Background: Dysregulated stress neurocircuits, caused by genetic and/or environmental
changes, underlie the development of many neuropsychiatric disorders. Corticotropin-releasing factor
(CRF) is the major physiological activator of the hypothalamic-pituitary-adrenal (HPA) axis and consequently
a primary regulator of the mammalian stress response. Together with its three family members,
urocortins (UCNs) 1, 2, and 3, CRF integrates the neuroendocrine, autonomic, metabolic and behavioral
responses to stress by activating its cognate receptors CRFR1 and CRFR2.
Objective: Here we review the past and current state of the CRF/CRFR field, ranging from pharmacological
studies to genetic mouse models and virus-mediated manipulations.
Results: Although it is well established that CRF/CRFR1 signaling mediates aversive responses, including
anxiety and depression-like behaviors, a number of recent studies have challenged this viewpoint by
revealing anxiolytic and appetitive properties of specific CRF/CRFR1 circuits. In contrast, the
UCN/CRFR2 system is less well understood and may possibly also exert divergent functions on physiology
and behavior depending on the brain region, underlying circuit, and/or experienced stress conditions.

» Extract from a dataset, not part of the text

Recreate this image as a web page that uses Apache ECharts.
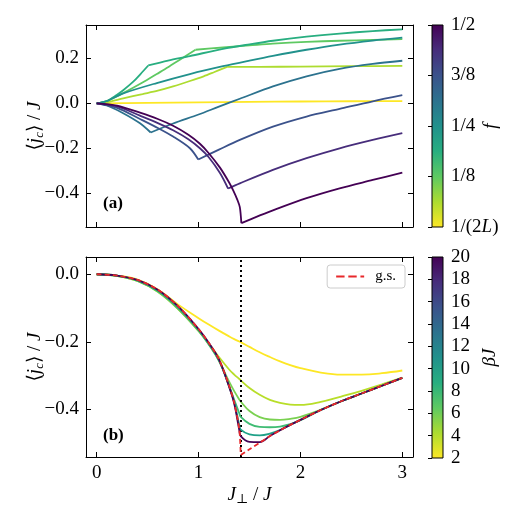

Conclusion: A plethora of available genetic tools, including conventional and conditional mouse mutants
targeting CRF system components, has greatly advanced our understanding about the endogenous
mechanisms underlying HPA system regulation and CRF/UCN-related neuronal circuits involved in
stress-related behaviors. Yet, the detailed pathways and molecular mechanisms by which the
CRF/UCN-system translates negative or positive stimuli into the final, integrated biological response are
not completely understood. The utilization of future complementary methodologies, such as cell-type
specific Cre-driver lines, viral and optogenetic tools will help to further dissect the function of genetically
defined CRF/UCN neurocircuits in the context of adaptive and maladaptive stress responses.